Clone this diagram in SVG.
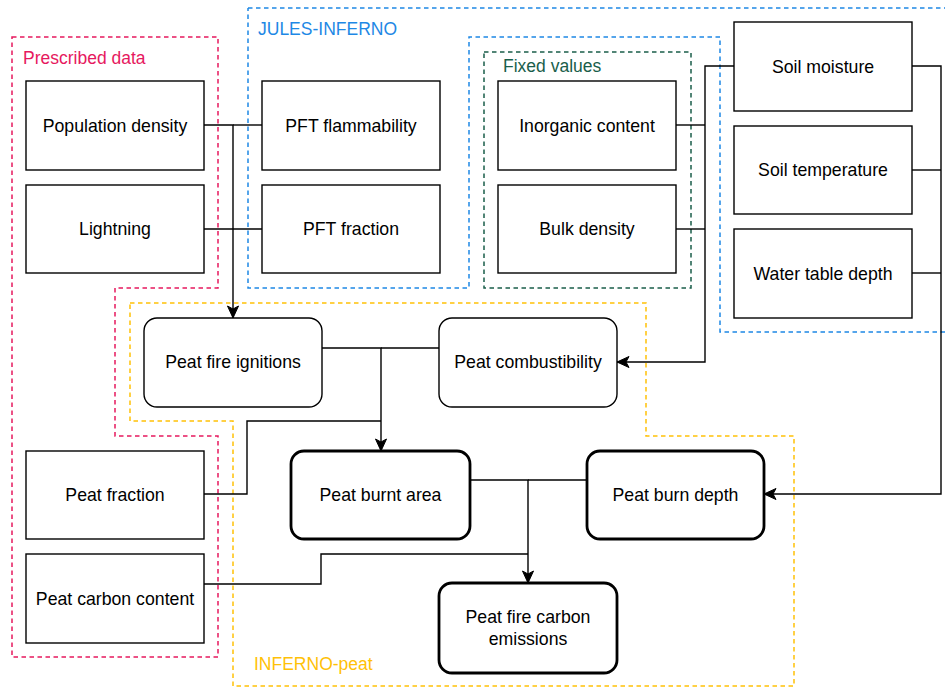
<svg xmlns="http://www.w3.org/2000/svg" width="945" height="687" viewBox="0 0 945 687">
<style>
.bg{fill:#ffffff}
.box{fill:#ffffff;stroke:#000000;stroke-width:1.4}
.rbox{fill:#ffffff;stroke:#000000;stroke-width:1.4}
.tbox{fill:#ffffff;stroke:#000000;stroke-width:2.8}
.t{font-family:"Liberation Sans",Arial,sans-serif;font-size:17.7px;fill:#000000;text-anchor:middle}
.lbl{font-family:"Liberation Sans",Arial,sans-serif;font-size:17.5px}
.grp{fill:none;stroke-width:1.5;stroke-dasharray:4.5 3.5}
.con{fill:none;stroke:#000000;stroke-width:1.4}
</style>
<defs>
<marker id="arr" markerUnits="userSpaceOnUse" markerWidth="14" markerHeight="14" viewBox="0 0 14 14" refX="13" refY="7" orient="auto">
<path d="M1,1.5 L13,7 L1,12.5 L4,7 Z" fill="#000000" stroke="#000000" stroke-width="1"/>
</marker>
</defs>
<rect class="bg" x="0" y="0" width="945" height="687"/>

<g id="groups">
<g id="grp-prescribed">
<path class="grp" stroke="#E6185E" d="M12,37 H218 V288 H115 V436 H218 V657 H12 Z"/>
<text class="lbl" x="23" y="64" fill="#E6185E">Prescribed data</text>
</g>
<g id="grp-jules">
<path class="grp" stroke="#1E88E5" d="M248,8 H947 M945,332 H720 V37 H469 V288 H248 V8"/>
<text class="lbl" x="258" y="35" fill="#1E88E5">JULES-INFERNO</text>
</g>
<g id="grp-fixed">
<rect class="grp" stroke="#1A5E4A" x="484" y="52" width="207" height="236"/>
<text class="lbl" x="503" y="72" fill="#1A5E4A">Fixed values</text>
</g>
<g id="grp-inferno-peat">
<path class="grp" stroke="#FFC107" d="M130,303 H646 V436 H794 V686 H233 V421 H130 Z"/>
<text class="lbl" x="254" y="670" fill="#FFC107">INFERNO-peat</text>
</g>
</g>

<g id="connectors">
<path class="con" d="M204,125 H233 V318" marker-end="url(#arr)"/>
<path class="con" d="M262,125 H233"/>
<path class="con" d="M204,229 H262"/>
<path class="con" d="M734,66 H705 V362 H617" marker-end="url(#arr)"/>
<path class="con" d="M676,125 H705"/>
<path class="con" d="M676,229 H705"/>
<path class="con" d="M912,66 H941 V494 H764" marker-end="url(#arr)"/>
<path class="con" d="M912,170 H941"/>
<path class="con" d="M912,273 H941"/>
<path class="con" d="M322,348 H381 V451" marker-end="url(#arr)"/>
<path class="con" d="M439,348 H381"/>
<path class="con" d="M204,494 H247 V421 H381"/>
<path class="con" d="M470,480 H528 V583" marker-end="url(#arr)"/>
<path class="con" d="M587,480 H528"/>
<path class="con" d="M204,584 H321 V554 H528"/>
</g>

<g id="n-population-density"><rect class="box" x="26" y="81" width="178" height="89"/><text class="t" x="115" y="131.5">Population density</text></g>
<g id="n-lightning"><rect class="box" x="26" y="185" width="178" height="88"/><text class="t" x="115" y="235">Lightning</text></g>
<g id="n-pft-flammability"><rect class="box" x="262" y="81" width="178" height="89"/><text class="t" x="351" y="131.5">PFT flammability</text></g>
<g id="n-pft-fraction"><rect class="box" x="262" y="185" width="178" height="88"/><text class="t" x="351" y="235">PFT fraction</text></g>
<g id="n-inorganic-content"><rect class="box" x="498" y="81" width="178" height="89"/><text class="t" x="587" y="131.5">Inorganic content</text></g>
<g id="n-bulk-density"><rect class="box" x="498" y="185" width="178" height="88"/><text class="t" x="587" y="235">Bulk density</text></g>
<g id="n-soil-moisture"><rect class="box" x="734" y="22" width="178" height="89"/><text class="t" x="823" y="72.5">Soil moisture</text></g>
<g id="n-soil-temperature"><rect class="box" x="734" y="126" width="178" height="88"/><text class="t" x="823" y="176">Soil temperature</text></g>
<g id="n-water-table-depth"><rect class="box" x="734" y="229" width="178" height="89"/><text class="t" x="823" y="279.5">Water table depth</text></g>
<g id="n-peat-fire-ignitions"><rect class="rbox" x="144" y="318" width="178" height="89" rx="13" ry="13"/><text class="t" x="233" y="368">Peat fire ignitions</text></g>
<g id="n-peat-combustibility"><rect class="rbox" x="439" y="318" width="178" height="89" rx="13" ry="13"/><text class="t" x="528" y="368">Peat combustibility</text></g>
<g id="n-peat-fraction"><rect class="box" x="26" y="451" width="178" height="88"/><text class="t" x="115" y="501">Peat fraction</text></g>
<g id="n-peat-carbon-content"><rect class="box" x="26" y="554" width="178" height="89"/><text class="t" x="115" y="604.5">Peat carbon content</text></g>
<g id="n-peat-burnt-area"><rect class="tbox" x="291" y="451" width="179" height="88" rx="13" ry="13"/><text class="t" x="380.5" y="501">Peat burnt area</text></g>
<g id="n-peat-burn-depth"><rect class="tbox" x="587" y="451" width="177" height="88" rx="13" ry="13"/><text class="t" x="675.5" y="501">Peat burn depth</text></g>
<g id="n-peat-fire-carbon-emissions"><rect class="tbox" x="439" y="583" width="178" height="90" rx="13" ry="13"/><text class="t" x="528" y="623">Peat fire carbon</text><text class="t" x="528" y="645">emissions</text></g>
</svg>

» WHAT IS NEEDED
Copy out the data above exactly, except the pictures.

» RESPONSE FOR THIS EXERCISE
Clone this diagram in SVG.
<svg xmlns="http://www.w3.org/2000/svg" width="945" height="687" viewBox="0 0 945 687">
<style>
.bg{fill:#ffffff}
.box{fill:#ffffff;stroke:#000000;stroke-width:1.4}
.rbox{fill:#ffffff;stroke:#000000;stroke-width:1.4}
.tbox{fill:#ffffff;stroke:#000000;stroke-width:2.8}
.t{font-family:"Liberation Sans",Arial,sans-serif;font-size:17.7px;fill:#000000;text-anchor:middle}
.lbl{font-family:"Liberation Sans",Arial,sans-serif;font-size:17.5px}
.grp{fill:none;stroke-width:1.5;stroke-dasharray:4.5 3.5}
.con{fill:none;stroke:#000000;stroke-width:1.4}
</style>
<defs>
<marker id="arr" markerUnits="userSpaceOnUse" markerWidth="14" markerHeight="14" viewBox="0 0 14 14" refX="13" refY="7" orient="auto">
<path d="M1,1.5 L13,7 L1,12.5 L4,7 Z" fill="#000000" stroke="#000000" stroke-width="1"/>
</marker>
</defs>
<rect class="bg" x="0" y="0" width="945" height="687"/>

<g id="groups">
<g id="grp-prescribed">
<path class="grp" stroke="#E6185E" d="M12,37 H218 V288 H115 V436 H218 V657 H12 Z"/>
<text class="lbl" x="23" y="64" fill="#E6185E">Prescribed data</text>
</g>
<g id="grp-jules">
<path class="grp" stroke="#1E88E5" d="M248,8 H947 M945,332 H720 V37 H469 V288 H248 V8"/>
<text class="lbl" x="258" y="35" fill="#1E88E5">JULES-INFERNO</text>
</g>
<g id="grp-fixed">
<rect class="grp" stroke="#1A5E4A" x="484" y="52" width="207" height="236"/>
<text class="lbl" x="503" y="72" fill="#1A5E4A">Fixed values</text>
</g>
<g id="grp-inferno-peat">
<path class="grp" stroke="#FFC107" d="M130,303 H646 V436 H794 V686 H233 V421 H130 Z"/>
<text class="lbl" x="254" y="670" fill="#FFC107">INFERNO-peat</text>
</g>
</g>

<g id="connectors">
<path class="con" d="M204,125 H233 V318" marker-end="url(#arr)"/>
<path class="con" d="M262,125 H233"/>
<path class="con" d="M204,229 H262"/>
<path class="con" d="M734,66 H705 V362 H617" marker-end="url(#arr)"/>
<path class="con" d="M676,125 H705"/>
<path class="con" d="M676,229 H705"/>
<path class="con" d="M912,66 H941 V494 H764" marker-end="url(#arr)"/>
<path class="con" d="M912,170 H941"/>
<path class="con" d="M912,273 H941"/>
<path class="con" d="M322,348 H381 V451" marker-end="url(#arr)"/>
<path class="con" d="M439,348 H381"/>
<path class="con" d="M204,494 H247 V421 H381"/>
<path class="con" d="M470,480 H528 V583" marker-end="url(#arr)"/>
<path class="con" d="M587,480 H528"/>
<path class="con" d="M204,584 H321 V554 H528"/>
</g>

<g id="n-population-density"><rect class="box" x="26" y="81" width="178" height="89"/><text class="t" x="115" y="131.5">Population density</text></g>
<g id="n-lightning"><rect class="box" x="26" y="185" width="178" height="88"/><text class="t" x="115" y="235">Lightning</text></g>
<g id="n-pft-flammability"><rect class="box" x="262" y="81" width="178" height="89"/><text class="t" x="351" y="131.5">PFT flammability</text></g>
<g id="n-pft-fraction"><rect class="box" x="262" y="185" width="178" height="88"/><text class="t" x="351" y="235">PFT fraction</text></g>
<g id="n-inorganic-content"><rect class="box" x="498" y="81" width="178" height="89"/><text class="t" x="587" y="131.5">Inorganic content</text></g>
<g id="n-bulk-density"><rect class="box" x="498" y="185" width="178" height="88"/><text class="t" x="587" y="235">Bulk density</text></g>
<g id="n-soil-moisture"><rect class="box" x="734" y="22" width="178" height="89"/><text class="t" x="823" y="72.5">Soil moisture</text></g>
<g id="n-soil-temperature"><rect class="box" x="734" y="126" width="178" height="88"/><text class="t" x="823" y="176">Soil temperature</text></g>
<g id="n-water-table-depth"><rect class="box" x="734" y="229" width="178" height="89"/><text class="t" x="823" y="279.5">Water table depth</text></g>
<g id="n-peat-fire-ignitions"><rect class="rbox" x="144" y="318" width="178" height="89" rx="13" ry="13"/><text class="t" x="233" y="368">Peat fire ignitions</text></g>
<g id="n-peat-combustibility"><rect class="rbox" x="439" y="318" width="178" height="89" rx="13" ry="13"/><text class="t" x="528" y="368">Peat combustibility</text></g>
<g id="n-peat-fraction"><rect class="box" x="26" y="451" width="178" height="88"/><text class="t" x="115" y="501">Peat fraction</text></g>
<g id="n-peat-carbon-content"><rect class="box" x="26" y="554" width="178" height="89"/><text class="t" x="115" y="604.5">Peat carbon content</text></g>
<g id="n-peat-burnt-area"><rect class="tbox" x="291" y="451" width="179" height="88" rx="13" ry="13"/><text class="t" x="380.5" y="501">Peat burnt area</text></g>
<g id="n-peat-burn-depth"><rect class="tbox" x="587" y="451" width="177" height="88" rx="13" ry="13"/><text class="t" x="675.5" y="501">Peat burn depth</text></g>
<g id="n-peat-fire-carbon-emissions"><rect class="tbox" x="439" y="583" width="178" height="90" rx="13" ry="13"/><text class="t" x="528" y="623">Peat fire carbon</text><text class="t" x="528" y="645">emissions</text></g>
</svg>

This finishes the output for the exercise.